Sometimes it can be difficult to specify the channels and customer relationships building blocks of the business model canvas. When you get stuck there, it can help to look at the customer journey for new ideas and clarity. There is a link between the business model canvas and the customer journey.
don’t build your business model inside-out
Especially when you’re working on a business idea from within an existing business or business model it can be tempting to think inside-out, with potentially disastrous results. The customer journey is a tool that helps you step into the shoes of the customer to prevent just that.
To build your customer journey start by imagining what the life of the customer is like. What is the problem the customer is trying to solve? How are they solving it today? What are they happy or frustrated about? Mapping this out will give you a number of (hypothetical) touch points to validate in the real world. These touch points are moments in the customer’s life where they are experiencing a problem, taking action, or planning their next steps. Going out of the building or doing a customer safari will tell you if the touch points you mapped are the ones that actually show up in your customer’s experience.
The link to the business model canvas: Channels
In the business model canvas, the building block ‘channels’ describes the ways your customers learn about your product or service, and how they receive their product or service. Usually, we will find ‘website’ or ‘advertising’ here, and those definitely could work – but then they have to also show up in your customer journey!
If you want to use a website as a channel, you better understand how and why customers visit that website first. How are you going to make sure that they do? What ideas and tricks do you have to influence their behaviour? Besides, looking at the customer journey, there may be smarter, less obvious ways to reach your customers. Looking through the customer journey in this way will help you better understand your channels.
The customer journey is a great way to map out the process where your customers become aware of the problem, look for a solution (hopefully yours!), and finally, make a purchase.
wait, there is more: customer relationships
Finally, looking at the customer relationships, the customer journey can help you as well. As soon as you understand the problem your customer has very well (and that means, understanding it in the terms in which the customer experiences it) it is possible to build a relationship around that – and that relationship also needs touch points.
When and where are you going to communicate with your customer? When and where can you grow the relationship?
It is more important to fall in love with the problem than with the solution.
Too often, businesses assume that in order for them to communicate to (not ‘with’!) their customers, they can freely add new touch points in the customer’s life: emails, notifications, and phone calls. Often those extra touch points are scheduled at times when the customer is definitely not in the mood or in the opportunity to do anything with them.
But, it doesn’t have to be like that. What if you would be able to take touch points that the customer already is used to and cares about and trigger communication at that moment? And, what if you can identify down time or idle time and use that to ask for feedback? Or if you can tell when the customer is delighted and interact at that time? Going over your customer journey with that in mind can certainly give you better ideas for the way in which your business creates and maintains relationships with your customer.

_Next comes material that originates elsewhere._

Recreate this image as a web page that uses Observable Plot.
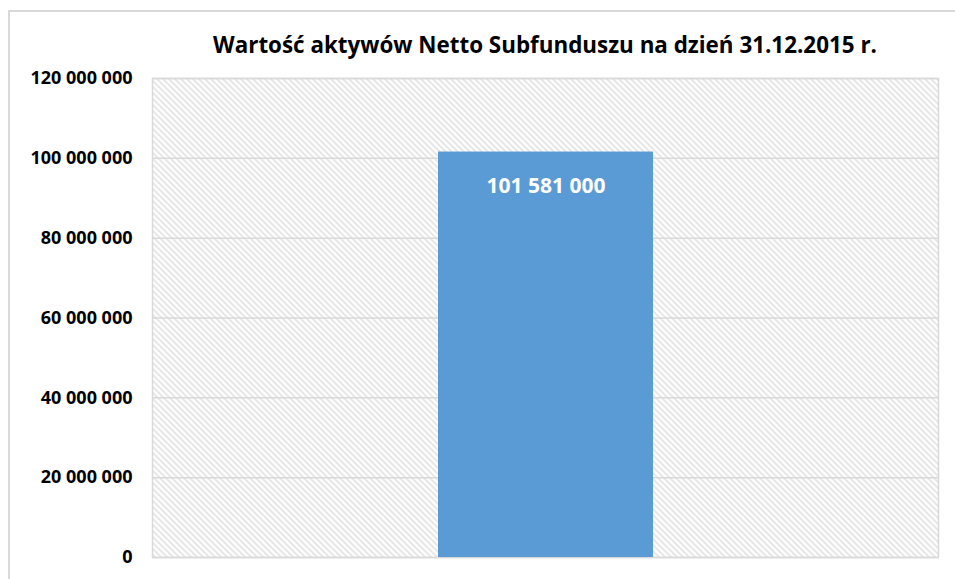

The way in which Nespresso built a very successful business model, without (initially) bringing their product to supermarkets, was for a very large part supported by the relationship they have with their customer – and the relationship their customer has with coffee. They removed a (very obvious) touch point in supermarkets, where the mood and reference frame of the customer may be unsuitable for them to decide to buy much more expensive coffee, and replaced it by another, more personal touchpoint, where the customer feels special.
Ideas like the one Nespresso came up with are much easier to find if you start looking at the relationship from the customer’s perspective, while staring at the ‘customer relationships’ building block of the business model canvas will probably make you come up with more pedestrian solutions.
Keep track of your customer journey, it will keep bringing value
Building and maintaining an accurate customer journey (backed up by real world evidence) is a vital tool to find new possibilities in your business model – not only in terms of ideas but also in terms of quality of execution.
Keeping track of the behaviours customers actually follow will keep informing your business model!